In the classic cult film The Warriors, a Coney Island gang has to return home after a disastrous gathering in the Bronx. On September 13, many of the actors from the film will be returning to Coney as well for a special reunion screening taking place at Surf Pavilion on Stillwell Ave., including Michael Beck (Swan), Dorsey Wright (Cleon), David Harris (Cochise), Bryan Tyler (Snow), Thomas G. Waites (Fox), Terry Michos (Vermin), Deborah Van Valkenburgh (Mercy), Jery Hewitt (Furies leader Muson), Apache Ramos (of the Orphans), and others. The film opens at a huge gang meeting in the Bronx (actually shot in Riverside Park), where the Warriors are wrongly accused of having killed Cyrus (Roger Hill), an outspoken leader trying to band all the warring factions together to form one huge force that can take over New York City borough by borough. The Warriors then must make it back to their home turf, Coney Island, with every gang in New York lying in wait for them to pass through their territory. This iconic New York City gang movie is based on Sol Yurick’s novel, which in turn is loosely based on Xenophon’s Anabasis, which told of the ancient Greeks’ retreat from Persia. Beck stars as Swan, who becomes the de-facto leader of the Warriors after Cleon gets taken down early. Battling Swan for control is Ajax (James Remar) and tough-talking Mercy. Serving as a Greek chorus is Lynne (Law & Order) Thigpen as a radio DJ, and, yes, that young woman out too late in Central Park is eventual Oscar winner Mercedes Ruehl.

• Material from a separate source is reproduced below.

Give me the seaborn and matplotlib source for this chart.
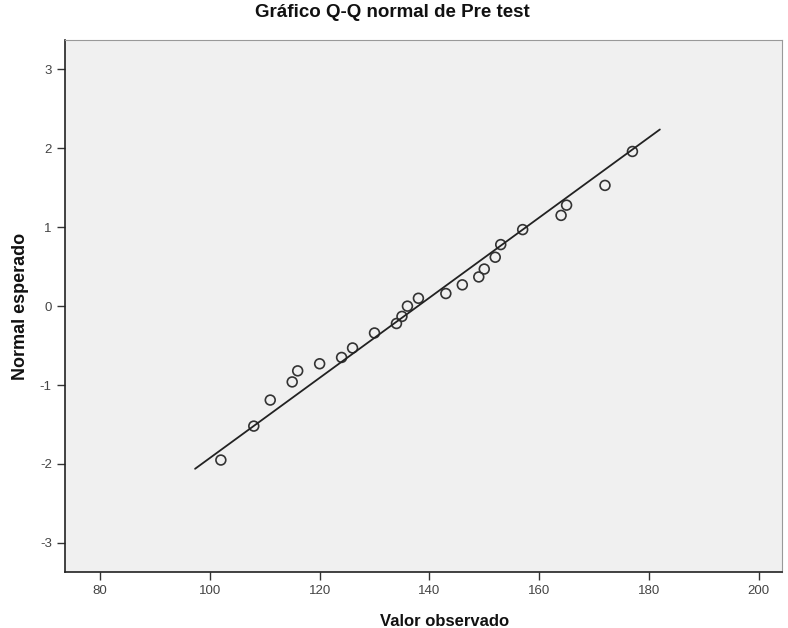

Among the cartoony gangs of New York who try to stop the Warriors are the roller-skating Punks, the pathetic Orphans, the militaristic Gramercy Riffs, the all-girl Lizzies, the ragtag Rogues, and the inimitable Baseball Furies. Another main character is New York City itself, especially the subway system. Presented by the LSRR Tour and the Village Voice, the special conclave will include autograph signings, meet-and-greets, a cosplay contest, and live performances by the Gotham City Mashers and Sick of It All. If you can’t come out and play-ee-ay on September 13, The Warriors is also having its annual Coney Island Film Festival screening on September 19 at Sideshows by the Seashore ($10, 10:30 pm).

TREE OF CODES

tree of codes

Park Ave. Armory
643 Park Ave. between 66th & 67th Sts.
September 14-21, $30-$90
212-933-5812
armoryonpark.org

Codes are one-to-one correspondences, messages that have been transformed from one communication into another. Tree of Codes, originally presented earlier this summer at the Manchester International Festival, is a seventy-five-minute contemporary ballet that uses light, sound, color, mirrors, and movement in unique ways, transforming Jonathan Safran Foer’s 2010 book, Tree of Codes, into something entirely other. Foer’s book is a work of art that is both a literary narrative and sculptural object; every page of the paperback boasts a different die-cut as surprising word combinations continually reveal themselves. Foer’s three-dimensional story begins with Bruno Schulz’s Street of Crocodiles — which has previously been adapted by the Quay Brothers into a classically creepy stop-motion animation film — and Foer then cut out words to create a whole new tale. British choreographer Wayne McGregor (Infra, Chroma), London-born DJ and music producer Jamie xx (We’re New Here, In Colour), and Danish-Icelandic artist Olafur Eliasson (“The Collectivity Project” on the High Line, “NYC Waterfalls”) have turned Tree of Codes into a site-specific multidisciplinary performance piece, featuring members of the Paris Opera Ballet and McGregor’s company, that will take place in New York City’s most creative space, the Wade Thompson Drill Hall at the Park Avenue Armory, from September 14 to 21. “At the armory, we are always encouraging artists to push the limits of their specific disciplines. Wayne McGregor, Olafur Eliasson, and Jaime xx are each pioneers in their respective fields, and their collective vision for Tree of Codes asks us to bend our preconceived notions of traditional ballet and also the world around us,” armory president and executive producer Rebecca Robertson said in a statement. The armory has previously hosted work by the Merce Cunningham Dance Company, the Trisha Brown Dance Company, Shen Wei Dance Arts, STREB Extreme Action, Massive Attack, Christian Boltanski, Ann Hamilton, Tom Sachs, Paul McCarthy, Ryoji Ikeda, and many others, who have taken great advantage of the fifty-five-thousand square-foot space. Tree of Codes is likely to do the same.